* _DIRECTIVE_
Your task is to output all the records below, word for word.

——————

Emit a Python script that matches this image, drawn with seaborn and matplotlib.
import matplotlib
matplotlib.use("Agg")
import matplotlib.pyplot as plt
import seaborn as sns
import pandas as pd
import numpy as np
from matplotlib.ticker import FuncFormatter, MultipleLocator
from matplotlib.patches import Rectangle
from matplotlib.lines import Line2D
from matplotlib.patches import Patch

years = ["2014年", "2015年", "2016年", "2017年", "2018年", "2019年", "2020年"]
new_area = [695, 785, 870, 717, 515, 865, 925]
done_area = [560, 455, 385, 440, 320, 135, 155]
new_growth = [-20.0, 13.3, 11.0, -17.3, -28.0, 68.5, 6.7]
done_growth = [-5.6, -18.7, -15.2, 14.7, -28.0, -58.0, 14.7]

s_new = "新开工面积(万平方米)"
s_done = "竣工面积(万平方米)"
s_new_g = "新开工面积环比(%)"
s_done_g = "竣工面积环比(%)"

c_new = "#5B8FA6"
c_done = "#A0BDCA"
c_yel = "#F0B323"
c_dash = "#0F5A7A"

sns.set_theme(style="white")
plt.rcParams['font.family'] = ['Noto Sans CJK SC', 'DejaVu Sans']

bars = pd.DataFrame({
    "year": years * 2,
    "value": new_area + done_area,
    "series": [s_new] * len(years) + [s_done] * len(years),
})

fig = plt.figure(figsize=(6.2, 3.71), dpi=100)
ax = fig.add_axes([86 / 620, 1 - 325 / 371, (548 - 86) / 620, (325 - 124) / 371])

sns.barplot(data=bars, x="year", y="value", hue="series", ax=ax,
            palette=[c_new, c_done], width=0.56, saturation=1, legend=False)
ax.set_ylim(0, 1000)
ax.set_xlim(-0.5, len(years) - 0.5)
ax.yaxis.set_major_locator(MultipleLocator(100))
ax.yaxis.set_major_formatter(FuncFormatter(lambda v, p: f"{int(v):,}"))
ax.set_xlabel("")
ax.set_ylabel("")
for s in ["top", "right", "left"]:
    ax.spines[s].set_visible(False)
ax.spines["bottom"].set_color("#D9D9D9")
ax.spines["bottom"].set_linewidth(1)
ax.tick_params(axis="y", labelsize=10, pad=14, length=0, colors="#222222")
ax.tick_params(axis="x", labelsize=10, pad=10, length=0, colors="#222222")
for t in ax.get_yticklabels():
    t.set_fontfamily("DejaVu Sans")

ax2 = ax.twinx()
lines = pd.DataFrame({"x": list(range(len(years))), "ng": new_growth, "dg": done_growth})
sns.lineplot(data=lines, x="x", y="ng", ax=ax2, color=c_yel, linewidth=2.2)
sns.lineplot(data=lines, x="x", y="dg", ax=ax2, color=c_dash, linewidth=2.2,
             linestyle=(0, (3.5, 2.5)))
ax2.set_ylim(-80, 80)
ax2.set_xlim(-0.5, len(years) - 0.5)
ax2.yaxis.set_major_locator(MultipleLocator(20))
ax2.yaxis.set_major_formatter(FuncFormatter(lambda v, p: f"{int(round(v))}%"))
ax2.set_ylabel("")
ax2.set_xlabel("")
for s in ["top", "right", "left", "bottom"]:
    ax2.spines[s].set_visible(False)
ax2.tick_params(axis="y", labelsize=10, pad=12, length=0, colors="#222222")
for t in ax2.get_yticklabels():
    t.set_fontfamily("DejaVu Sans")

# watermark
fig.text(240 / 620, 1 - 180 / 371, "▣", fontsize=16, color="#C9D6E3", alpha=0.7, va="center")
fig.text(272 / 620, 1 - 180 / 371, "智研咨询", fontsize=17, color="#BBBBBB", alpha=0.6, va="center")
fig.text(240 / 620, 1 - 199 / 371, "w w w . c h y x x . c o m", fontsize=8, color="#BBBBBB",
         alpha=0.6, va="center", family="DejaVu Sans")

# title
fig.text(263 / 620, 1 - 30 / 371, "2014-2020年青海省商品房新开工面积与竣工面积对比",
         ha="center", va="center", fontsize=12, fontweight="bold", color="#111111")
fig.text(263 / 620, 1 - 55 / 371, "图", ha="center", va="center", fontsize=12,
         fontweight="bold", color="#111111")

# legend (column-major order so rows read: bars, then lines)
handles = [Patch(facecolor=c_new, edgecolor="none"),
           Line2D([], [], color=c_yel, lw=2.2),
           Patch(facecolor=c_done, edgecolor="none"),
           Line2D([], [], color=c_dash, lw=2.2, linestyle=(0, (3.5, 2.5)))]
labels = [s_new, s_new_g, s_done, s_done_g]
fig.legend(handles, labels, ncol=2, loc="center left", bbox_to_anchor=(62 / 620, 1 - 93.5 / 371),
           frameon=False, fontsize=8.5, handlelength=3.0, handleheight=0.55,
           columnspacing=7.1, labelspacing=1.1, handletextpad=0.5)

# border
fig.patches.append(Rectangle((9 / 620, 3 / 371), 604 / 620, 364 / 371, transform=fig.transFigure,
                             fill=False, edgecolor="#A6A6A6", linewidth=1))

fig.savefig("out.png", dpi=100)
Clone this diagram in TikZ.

——————

* _RESPONSE TO THIS TASK_
Emit a Python script that matches this image, drawn with seaborn and matplotlib.
import matplotlib
matplotlib.use("Agg")
import matplotlib.pyplot as plt
import seaborn as sns
import pandas as pd
import numpy as np
from matplotlib.ticker import FuncFormatter, MultipleLocator
from matplotlib.patches import Rectangle
from matplotlib.lines import Line2D
from matplotlib.patches import Patch

years = ["2014年", "2015年", "2016年", "2017年", "2018年", "2019年", "2020年"]
new_area = [695, 785, 870, 717, 515, 865, 925]
done_area = [560, 455, 385, 440, 320, 135, 155]
new_growth = [-20.0, 13.3, 11.0, -17.3, -28.0, 68.5, 6.7]
done_growth = [-5.6, -18.7, -15.2, 14.7, -28.0, -58.0, 14.7]

s_new = "新开工面积(万平方米)"
s_done = "竣工面积(万平方米)"
s_new_g = "新开工面积环比(%)"
s_done_g = "竣工面积环比(%)"

c_new = "#5B8FA6"
c_done = "#A0BDCA"
c_yel = "#F0B323"
c_dash = "#0F5A7A"

sns.set_theme(style="white")
plt.rcParams['font.family'] = ['Noto Sans CJK SC', 'DejaVu Sans']

bars = pd.DataFrame({
    "year": years * 2,
    "value": new_area + done_area,
    "series": [s_new] * len(years) + [s_done] * len(years),
})

fig = plt.figure(figsize=(6.2, 3.71), dpi=100)
ax = fig.add_axes([86 / 620, 1 - 325 / 371, (548 - 86) / 620, (325 - 124) / 371])

sns.barplot(data=bars, x="year", y="value", hue="series", ax=ax,
            palette=[c_new, c_done], width=0.56, saturation=1, legend=False)
ax.set_ylim(0, 1000)
ax.set_xlim(-0.5, len(years) - 0.5)
ax.yaxis.set_major_locator(MultipleLocator(100))
ax.yaxis.set_major_formatter(FuncFormatter(lambda v, p: f"{int(v):,}"))
ax.set_xlabel("")
ax.set_ylabel("")
for s in ["top", "right", "left"]:
    ax.spines[s].set_visible(False)
ax.spines["bottom"].set_color("#D9D9D9")
ax.spines["bottom"].set_linewidth(1)
ax.tick_params(axis="y", labelsize=10, pad=14, length=0, colors="#222222")
ax.tick_params(axis="x", labelsize=10, pad=10, length=0, colors="#222222")
for t in ax.get_yticklabels():
    t.set_fontfamily("DejaVu Sans")

ax2 = ax.twinx()
lines = pd.DataFrame({"x": list(range(len(years))), "ng": new_growth, "dg": done_growth})
sns.lineplot(data=lines, x="x", y="ng", ax=ax2, color=c_yel, linewidth=2.2)
sns.lineplot(data=lines, x="x", y="dg", ax=ax2, color=c_dash, linewidth=2.2,
             linestyle=(0, (3.5, 2.5)))
ax2.set_ylim(-80, 80)
ax2.set_xlim(-0.5, len(years) - 0.5)
ax2.yaxis.set_major_locator(MultipleLocator(20))
ax2.yaxis.set_major_formatter(FuncFormatter(lambda v, p: f"{int(round(v))}%"))
ax2.set_ylabel("")
ax2.set_xlabel("")
for s in ["top", "right", "left", "bottom"]:
    ax2.spines[s].set_visible(False)
ax2.tick_params(axis="y", labelsize=10, pad=12, length=0, colors="#222222")
for t in ax2.get_yticklabels():
    t.set_fontfamily("DejaVu Sans")

# watermark
fig.text(240 / 620, 1 - 180 / 371, "▣", fontsize=16, color="#C9D6E3", alpha=0.7, va="center")
fig.text(272 / 620, 1 - 180 / 371, "智研咨询", fontsize=17, color="#BBBBBB", alpha=0.6, va="center")
fig.text(240 / 620, 1 - 199 / 371, "w w w . c h y x x . c o m", fontsize=8, color="#BBBBBB",
         alpha=0.6, va="center", family="DejaVu Sans")

# title
fig.text(263 / 620, 1 - 30 / 371, "2014-2020年青海省商品房新开工面积与竣工面积对比",
         ha="center", va="center", fontsize=12, fontweight="bold", color="#111111")
fig.text(263 / 620, 1 - 55 / 371, "图", ha="center", va="center", fontsize=12,
         fontweight="bold", color="#111111")

# legend (column-major order so rows read: bars, then lines)
handles = [Patch(facecolor=c_new, edgecolor="none"),
           Line2D([], [], color=c_yel, lw=2.2),
           Patch(facecolor=c_done, edgecolor="none"),
           Line2D([], [], color=c_dash, lw=2.2, linestyle=(0, (3.5, 2.5)))]
labels = [s_new, s_new_g, s_done, s_done_g]
fig.legend(handles, labels, ncol=2, loc="center left", bbox_to_anchor=(62 / 620, 1 - 93.5 / 371),
           frameon=False, fontsize=8.5, handlelength=3.0, handleheight=0.55,
           columnspacing=7.1, labelspacing=1.1, handletextpad=0.5)

# border
fig.patches.append(Rectangle((9 / 620, 3 / 371), 604 / 620, 364 / 371, transform=fig.transFigure,
                             fill=False, edgecolor="#A6A6A6", linewidth=1))

fig.savefig("out.png", dpi=100)
Clone this diagram in TikZ.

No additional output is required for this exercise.